> **TASK GOAL**:
Pictures excluded, return the lines below from the first through the line holding "(alpha) at (277,57)".

> **SUPPLIED DATA**:
_ _ _ _ _ _ _
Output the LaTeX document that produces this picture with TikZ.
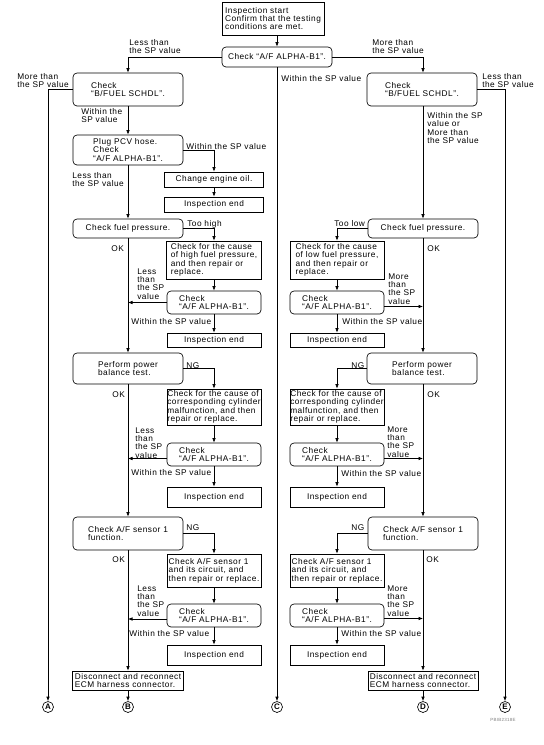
\documentclass[tikz,border=0pt]{standalone}
\usepackage{fontspec}
\setmainfont{Liberation Sans}[LetterSpace=6]
\usepackage{tikz}
\usetikzlibrary{arrows.meta}

\begin{document}
\begin{tikzpicture}[x=1pt, y=-1pt, line width=0.65pt,
    font=\fontsize{8.3}{8.4}\selectfont,
    >={Latex[length=4.5pt,width=3.6pt]},
    rbox/.style={draw, rounded corners=4pt, align=left, inner sep=0pt},
    sbox/.style={draw, align=left, inner sep=0pt},
    sz/.style 2 args={minimum width=#1pt, minimum height=#2pt},
    lbl/.style={anchor=north west, align=left, inner sep=0pt},
    endmark/.style={circle, draw, inner sep=0pt, minimum size=11pt, font=\fontsize{8}{8}\selectfont\bfseries}]
  \useasboundingbox (0,0) rectangle (544,745);

  % start
  \node[sbox, sz={102}{33}] (start) at (273,18.5) {Inspection start\\Confirm that the testing\\conditions are met.};
  \node[rbox, sz={110}{20}] (alpha) at (277,57) {Check “A/F ALPHA-B1”.};

  % left branch
  \node[rbox, sz={110}{33}] (fuelL) at (128,89.5) {Check\\“B/FUEL SCHDL”.};
  \node[rbox, sz={110}{30}] (pcv) at (128,150) {Plug PCV hose.\\Check\\“A/F ALPHA-B1”.};
  \node[sbox, sz={99}{15}] (oil) at (214,179.5) {Change engine oil.};
  \node[sbox, sz={99}{15}] (endoil) at (214,204.5) {Inspection end};
  \node[rbox, sz={110}{19}] (presL) at (128,228.5) {Check fuel pressure.};
  \node[sbox, sz={95}{38}] (causeL1) at (214,260) {Check for the cause\\of high fuel pressure,\\and then repair or\\replace.};
  \node[rbox, sz={94}{23}] (chkL1) at (214,302.5) {Check\\“A/F ALPHA-B1”.};
  \node[sbox, sz={94}{14}] (endL1) at (214,340) {Inspection end};
  \node[rbox, sz={110}{31}] (balL) at (128,368.5) {Perform power\\balance test.};
  \node[sbox, sz={94}{36}] (causeL2) at (214,407) {Check for the cause of\\corresponding cylinder\\malfunction, and then\\repair or replace.};
  \node[rbox, sz={94}{23}] (chkL2) at (214,454.5) {Check\\“A/F ALPHA-B1”.};
  \node[sbox, sz={94}{20}] (endL2) at (214,497) {Inspection end};
  \node[rbox, sz={110}{33}] (sensL) at (128,533.5) {Check A/F sensor 1\\function.};
  \node[sbox, sz={94}{33}] (causeL3) at (214,570.5) {Check A/F sensor 1\\and its circuit, and\\then repair or replace.};
  \node[rbox, sz={94}{23}] (chkL3) at (214,615.5) {Check\\“A/F ALPHA-B1”.};
  \node[sbox, sz={94}{20}] (endL3) at (214,655) {Inspection end};
  \node[sbox, sz={111}{19}] (ecmL) at (128,680.5) {Disconnect and reconnect\\ECM harness connector.};

  % right branch
  \node[rbox, sz={110}{33}] (fuelR) at (422,89.5) {Check\\“B/FUEL SCHDL”.};
  \node[rbox, sz={110}{19}] (presR) at (423,228.5) {Check fuel pressure.};
  \node[sbox, sz={94}{38}] (causeR1) at (337,260) {Check for the cause\\of low fuel pressure,\\and then repair or\\replace.};
  \node[rbox, sz={94}{23}] (chkR1) at (337,302.5) {Check\\“A/F ALPHA-B1”.};
  \node[sbox, sz={94}{14}] (endR1) at (337,340) {Inspection end};
  \node[rbox, sz={110}{31}] (balR) at (422,368.5) {Perform power\\balance test.};
  \node[sbox, sz={94}{36}] (causeR2) at (337,407) {Check for the cause of\\corresponding cylinder\\malfunction, and then\\repair or replace.};
  \node[rbox, sz={94}{23}] (chkR2) at (337,454.5) {Check\\“A/F ALPHA-B1”.};
  \node[sbox, sz={94}{20}] (endR2) at (337,497) {Inspection end};
  \node[rbox, sz={110}{33}] (sensR) at (423,533.5) {Check A/F sensor 1\\function.};
  \node[sbox, sz={94}{33}] (causeR3) at (337,570.5) {Check A/F sensor 1\\and its circuit, and\\then repair or replace.};
  \node[rbox, sz={94}{23}] (chkR3) at (337,615.5) {Check\\“A/F ALPHA-B1”.};
  \node[sbox, sz={94}{20}] (endR3) at (337,655) {Inspection end};
  \node[sbox, sz={110}{19}] (ecmR) at (423,680.5) {Disconnect and reconnect\\ECM harness connector.};

  % end marks
  \node[endmark] (A) at (48,707) {A};
  \node[endmark] (B) at (128,707) {B};
  \node[endmark] (C) at (277,707) {C};
  \node[endmark] (D) at (423,707) {D};
  \node[endmark] (E) at (505,707) {E};

  % connectors
  \draw[->] (start.south -| alpha.north) -- (alpha.north);
  \draw[->] (alpha.west) -| (fuelL.north);
  \draw[->] (alpha.east) -| (fuelR.north -| presR.north);
  \draw[->] (alpha.south) -- (C.north);
  \draw[->] (fuelL.west) -| (A.north);
  \draw[->] (fuelL) -- (pcv);
  \draw[->] (pcv.east) -| (oil.north);
  \draw[->] (oil) -- (endoil);
  \draw[->] (pcv) -- (presL);
  \draw[->] (presL.east) -| (causeL1.north);
  \draw[->] (causeL1) -- (chkL1);
  \draw[->] (chkL1.west) -- (chkL1.west -| presL.south);
  \draw[->] (chkL1) -- (endL1);
  \draw[->] (presL) -- (balL);
  \draw[->] (balL.east) -| (causeL2.north);
  \draw[->] (causeL2) -- (chkL2);
  \draw[->] ([yshift=-4pt]chkL2.west) -- ([yshift=-4pt]chkL2.west -| balL.south);
  \draw[->] (chkL2) -- (endL2);
  \draw[->] (balL) -- (sensL);
  \draw[->] (sensL.east) -| (causeL3.north);
  \draw[->] (causeL3) -- (chkL3);
  \draw[->] ([yshift=-3.5pt]chkL3.west) -- ([yshift=-3.5pt]chkL3.west -| sensL.south);
  \draw[->] (chkL3) -- (endL3);
  \draw[->] (sensL) -- (ecmL);
  \draw[->] (ecmL) -- (B);

  \draw[->] (fuelR.east) -| (E.north);
  \draw[->] (fuelR.south -| presR.north) -- (presR.north);
  \draw[->] (presR.west) -| (causeR1.north);
  \draw[->] (causeR1) -- (chkR1);
  \draw[->] ([yshift=-4pt]chkR1.east) -- ([yshift=-4pt]chkR1.east -| presR.south);
  \draw[->] (chkR1) -- (endR1);
  \draw[->] (presR.south) -- (presR.south |- balR.north);
  \draw[->] (balR.west) -| (causeR2.north);
  \draw[->] (causeR2) -- (chkR2);
  \draw[->] ([yshift=-4pt]chkR2.east) -- ([yshift=-4pt]chkR2.east -| presR.south);
  \draw[->] (chkR2) -- (endR2);
  \draw[->] (balR.south -| sensR.north) -- (sensR.north);
  \draw[->] (sensR.west) -| (causeR3.north);
  \draw[->] (causeR3) -- (chkR3);
  \draw[->] ([yshift=-3pt]chkR3.east) -- ([yshift=-3pt]chkR3.east -| sensR.south);
  \draw[->] (chkR3) -- (endR3);
  \draw[->] (sensR) -- (ecmR);
  \draw[->] (ecmR) -- (D);

  % branch labels
  \node[lbl] (l1) at (129,39) {Less than\\the SP value};
  \node[lbl] (l2) at (372,39) {More than\\the SP value};
  \node[lbl] (l3) at (281,75) {Within the SP value};
  \node[lbl] (l4) at (17,73) {More than\\the SP value};
  \node[lbl] (l5) at (482,73) {Less than\\the SP value};
  \node[lbl] (l6) at (81,108) {Within the\\SP value};
  \node[lbl] (l7) at (427,112) {Within the SP\\value or\\More than\\the SP value};
  \node[lbl] (l8) at (186,143) {Within the SP value};
  \node[lbl] (l9) at (72,172) {Less than\\the SP value};
  \node[lbl] (l10) at (187,220) {Too high};
  \node[lbl] (l11) at (111,245) {OK};
  \node[lbl] (l12) at (137,268) {Less\\than\\the SP\\value};
  \node[lbl] (l13) at (131,318) {Within the SP value};
  \node[lbl] (l14) at (186,362) {NG};
  \node[lbl] (l15) at (112,391) {OK};
  \node[lbl] (l16) at (135,427) {Less\\than\\the SP\\value};
  \node[lbl] (l17) at (131,469) {Within the SP value};
  \node[lbl] (l18) at (186,524) {NG};
  \node[lbl] (l19) at (112,556) {OK};
  \node[lbl] (l20) at (137,585) {Less\\than\\the SP\\value};
  \node[lbl] (l21) at (129,630) {Within the SP value};
  \node[lbl] (r1) at (334,220) {Too low};
  \node[lbl] (r2) at (427,245) {OK};
  \node[lbl] (r3) at (388,273) {More\\than\\the SP\\value};
  \node[lbl] (r4) at (342,318) {Within the SP value};
  \node[lbl] (r5) at (351,362) {NG};
  \node[lbl] (r6) at (427,391) {OK};
  \node[lbl] (r7) at (387,426) {More\\than\\the SP\\value};
  \node[lbl] (r8) at (341,470) {Within the SP value};
  \node[lbl] (r9) at (351,524) {NG};
  \node[lbl] (r10) at (426,556) {OK};
  \node[lbl] (r11) at (387,585) {More\\than\\the SP\\value};
  \node[lbl] (r12) at (341,630) {Within the SP value};

  \node[lbl, text=gray, font=\fontsize{4.5}{5}\selectfont] (code) at (490,718) {PBIB2318E};
\end{tikzpicture}
\end{document}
_ _ _ _ _ _ _
> **RESPONSE TO THIS TASK**:
Output the LaTeX document that produces this picture with TikZ.
\documentclass[tikz,border=0pt]{standalone}
\usepackage{fontspec}
\setmainfont{Liberation Sans}[LetterSpace=6]
\usepackage{tikz}
\usetikzlibrary{arrows.meta}

\begin{document}
\begin{tikzpicture}[x=1pt, y=-1pt, line width=0.65pt,
    font=\fontsize{8.3}{8.4}\selectfont,
    >={Latex[length=4.5pt,width=3.6pt]},
    rbox/.style={draw, rounded corners=4pt, align=left, inner sep=0pt},
    sbox/.style={draw, align=left, inner sep=0pt},
    sz/.style 2 args={minimum width=#1pt, minimum height=#2pt},
    lbl/.style={anchor=north west, align=left, inner sep=0pt},
    endmark/.style={circle, draw, inner sep=0pt, minimum size=11pt, font=\fontsize{8}{8}\selectfont\bfseries}]
  \useasboundingbox (0,0) rectangle (544,745);

  % start
  \node[sbox, sz={102}{33}] (start) at (273,18.5) {Inspection start\\Confirm that the testing\\conditions are met.};
  \node[rbox, sz={110}{20}] (alpha) at (277,57) {Check “A/F ALPHA-B1”.};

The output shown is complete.